Task directions
Reproduce the listing exactly, with no pictures in your copy.

+ + + + +

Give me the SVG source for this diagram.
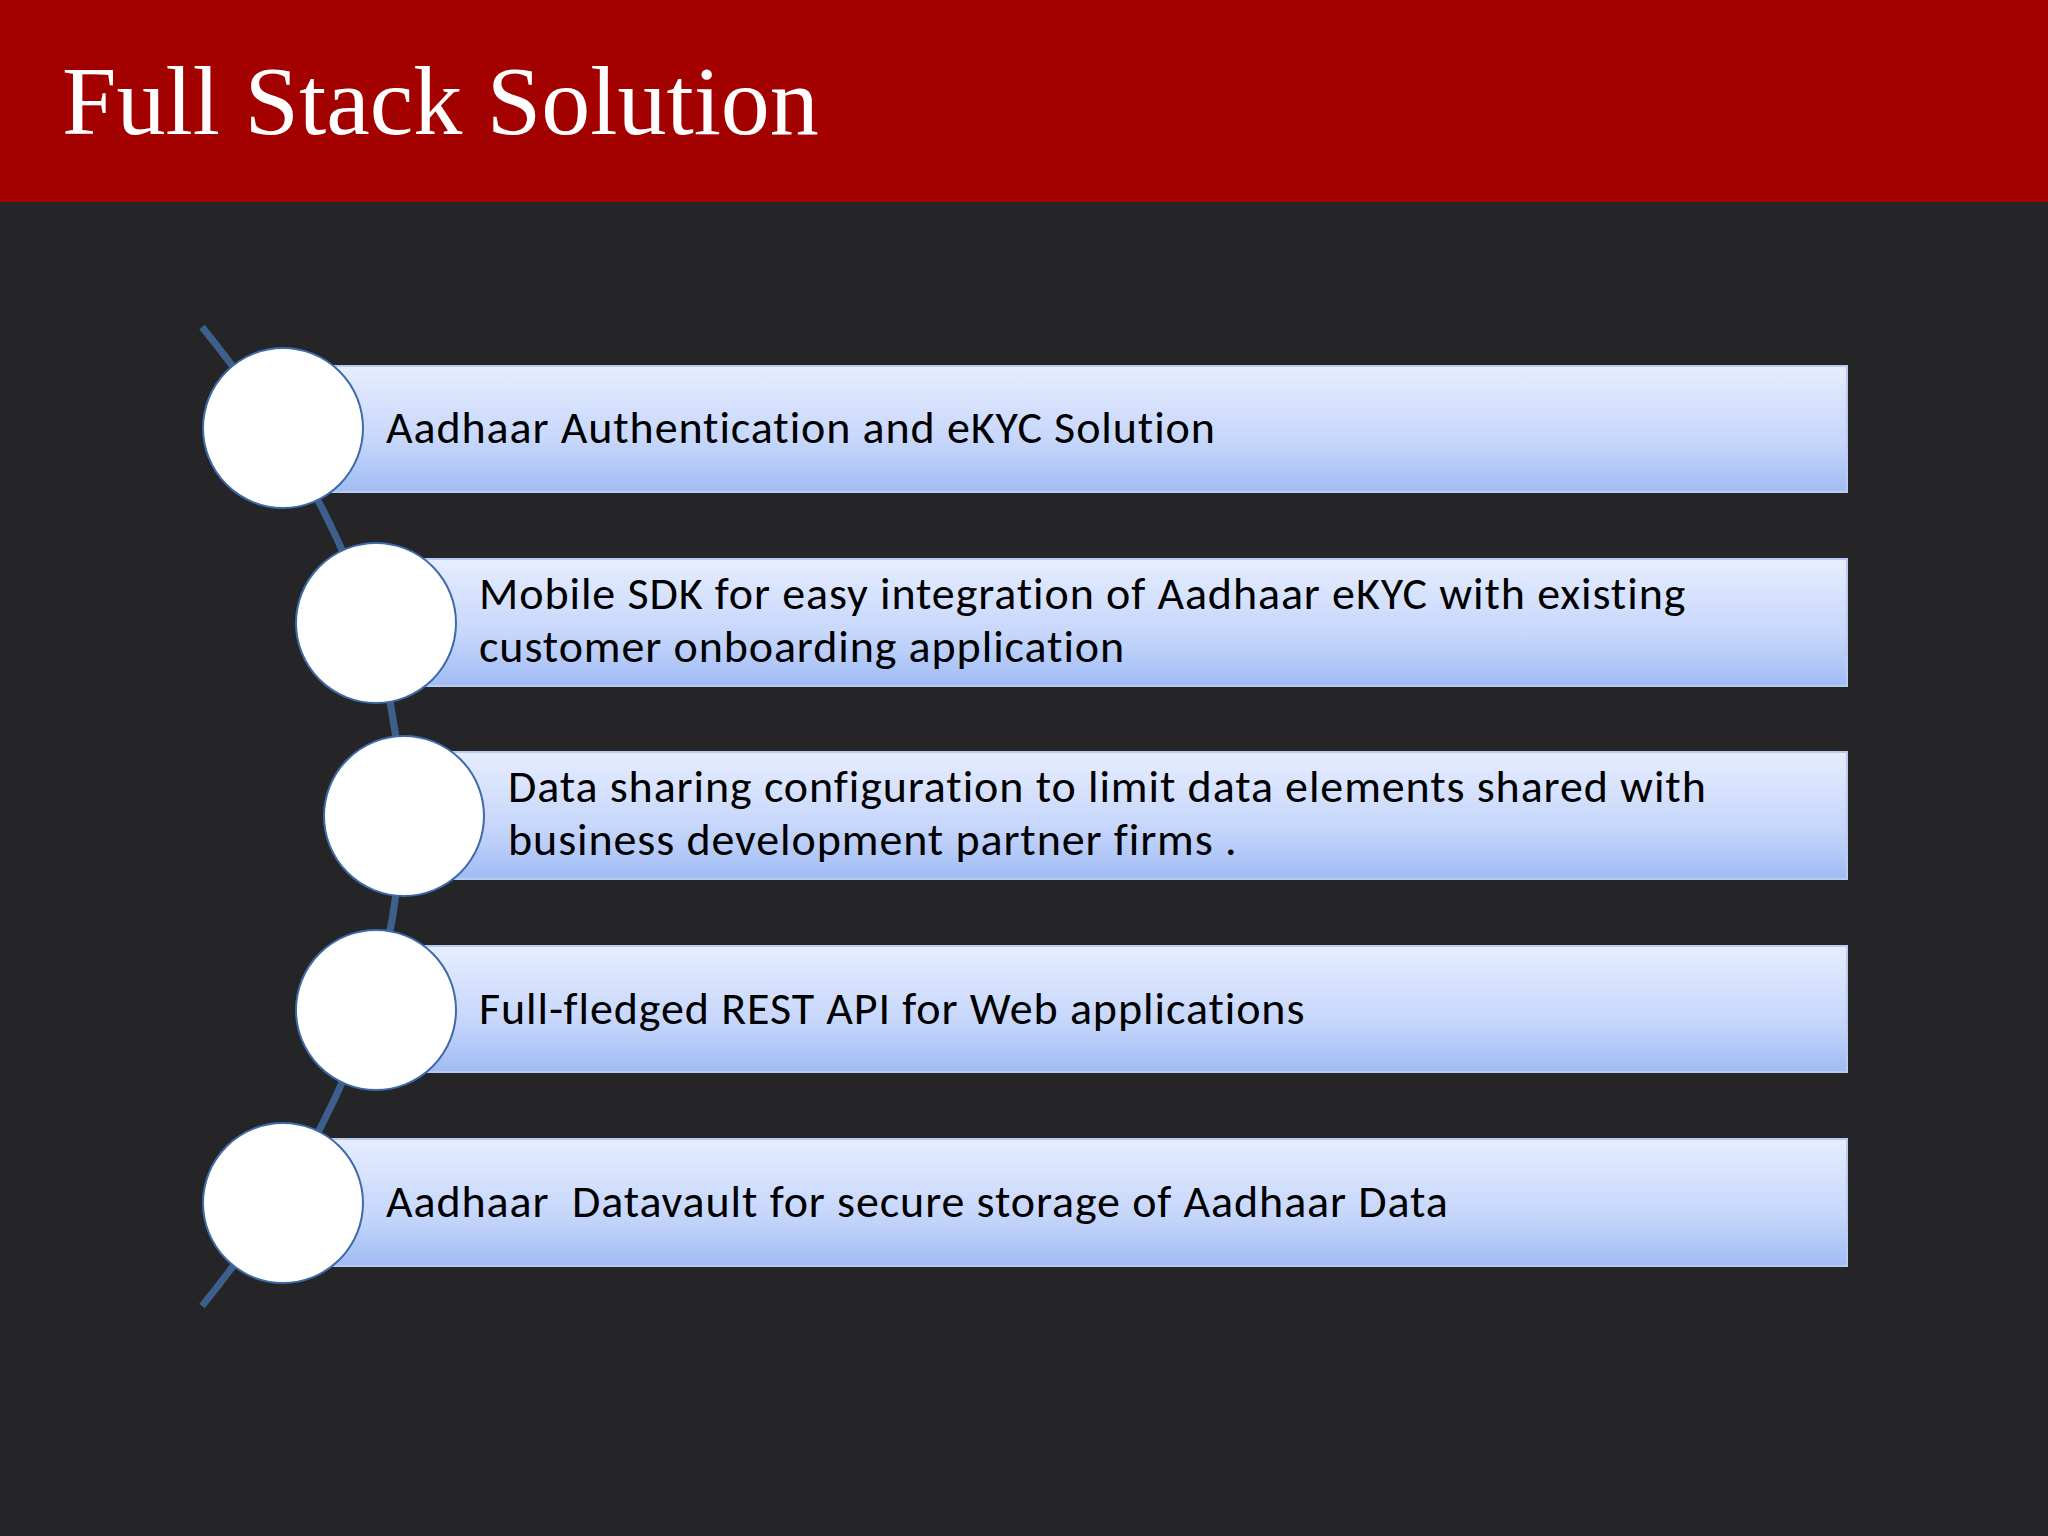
<svg xmlns="http://www.w3.org/2000/svg" width="2048" height="1536" viewBox="0 0 2048 1536">
<defs>
<linearGradient id="g" x1="0" y1="0" x2="0" y2="1">
<stop offset="0" stop-color="#e6edff"/><stop offset="0.6" stop-color="#c6d6fb"/><stop offset="1" stop-color="#9fbcf4"/>
</linearGradient>
</defs>
<style>
.bar{fill:url(#g);stroke:#b9cbef;stroke-width:2}
.c{fill:#fff;stroke:#3e6aa8;stroke-width:2}
.t{font-family:Carlito,"Liberation Sans",sans-serif;font-size:46px;letter-spacing:0.9px;fill:#000}
</style>
<rect width="2048" height="1536" fill="#252527"/>
<rect width="2048" height="202" fill="#a30000"/>
<text x="62" y="134" font-family="Liberation Serif,serif" font-size="98" fill="#fff">Full Stack Solution</text>
<g id="connectors">
<path d="M202 327 Q600 816 202 1306" fill="none" stroke="#3d5f8c" stroke-width="7"/>
</g>
<g id="n1"><rect class="bar" x="327" y="366" width="1520" height="126"/><circle class="c" cx="283" cy="428" r="80"/><text class="t" x="386" y="443">Aadhaar Authentication and eKYC Solution</text></g>
<g id="n2"><rect class="bar" x="418" y="559" width="1429" height="127"/><circle class="c" cx="376" cy="623" r="80"/><text class="t" x="479" y="609">Mobile SDK for easy integration of Aadhaar eKYC with existing</text><text class="t" x="479" y="662">customer onboarding application</text></g>
<g id="n3"><rect class="bar" x="444" y="752" width="1403" height="127"/><circle class="c" cx="404" cy="816" r="80"/><text class="t" x="508" y="802">Data sharing configuration to limit data elements shared with</text><text class="t" x="508" y="855">business development partner firms .</text></g>
<g id="n4"><rect class="bar" x="418" y="946" width="1429" height="126"/><circle class="c" cx="376" cy="1010" r="80"/><text class="t" x="479" y="1024">Full-fledged REST API for Web applications</text></g>
<g id="n5"><rect class="bar" x="327" y="1139" width="1520" height="127"/><circle class="c" cx="283" cy="1203" r="80"/><text class="t" x="386" y="1217" xml:space="preserve">Aadhaar  Datavault for secure storage of Aadhaar Data</text></g>
</svg>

+ + + + +

Reply to the task
Give me the SVG source for this diagram.
<svg xmlns="http://www.w3.org/2000/svg" width="2048" height="1536" viewBox="0 0 2048 1536">
<defs>
<linearGradient id="g" x1="0" y1="0" x2="0" y2="1">
<stop offset="0" stop-color="#e6edff"/><stop offset="0.6" stop-color="#c6d6fb"/><stop offset="1" stop-color="#9fbcf4"/>
</linearGradient>
</defs>
<style>
.bar{fill:url(#g);stroke:#b9cbef;stroke-width:2}
.c{fill:#fff;stroke:#3e6aa8;stroke-width:2}
.t{font-family:Carlito,"Liberation Sans",sans-serif;font-size:46px;letter-spacing:0.9px;fill:#000}
</style>
<rect width="2048" height="1536" fill="#252527"/>
<rect width="2048" height="202" fill="#a30000"/>
<text x="62" y="134" font-family="Liberation Serif,serif" font-size="98" fill="#fff">Full Stack Solution</text>
<g id="connectors">
<path d="M202 327 Q600 816 202 1306" fill="none" stroke="#3d5f8c" stroke-width="7"/>
</g>
<g id="n1"><rect class="bar" x="327" y="366" width="1520" height="126"/><circle class="c" cx="283" cy="428" r="80"/><text class="t" x="386" y="443">Aadhaar Authentication and eKYC Solution</text></g>
<g id="n2"><rect class="bar" x="418" y="559" width="1429" height="127"/><circle class="c" cx="376" cy="623" r="80"/><text class="t" x="479" y="609">Mobile SDK for easy integration of Aadhaar eKYC with existing</text><text class="t" x="479" y="662">customer onboarding application</text></g>
<g id="n3"><rect class="bar" x="444" y="752" width="1403" height="127"/><circle class="c" cx="404" cy="816" r="80"/><text class="t" x="508" y="802">Data sharing configuration to limit data elements shared with</text><text class="t" x="508" y="855">business development partner firms .</text></g>
<g id="n4"><rect class="bar" x="418" y="946" width="1429" height="126"/><circle class="c" cx="376" cy="1010" r="80"/><text class="t" x="479" y="1024">Full-fledged REST API for Web applications</text></g>
<g id="n5"><rect class="bar" x="327" y="1139" width="1520" height="127"/><circle class="c" cx="283" cy="1203" r="80"/><text class="t" x="386" y="1217" xml:space="preserve">Aadhaar  Datavault for secure storage of Aadhaar Data</text></g>
</svg>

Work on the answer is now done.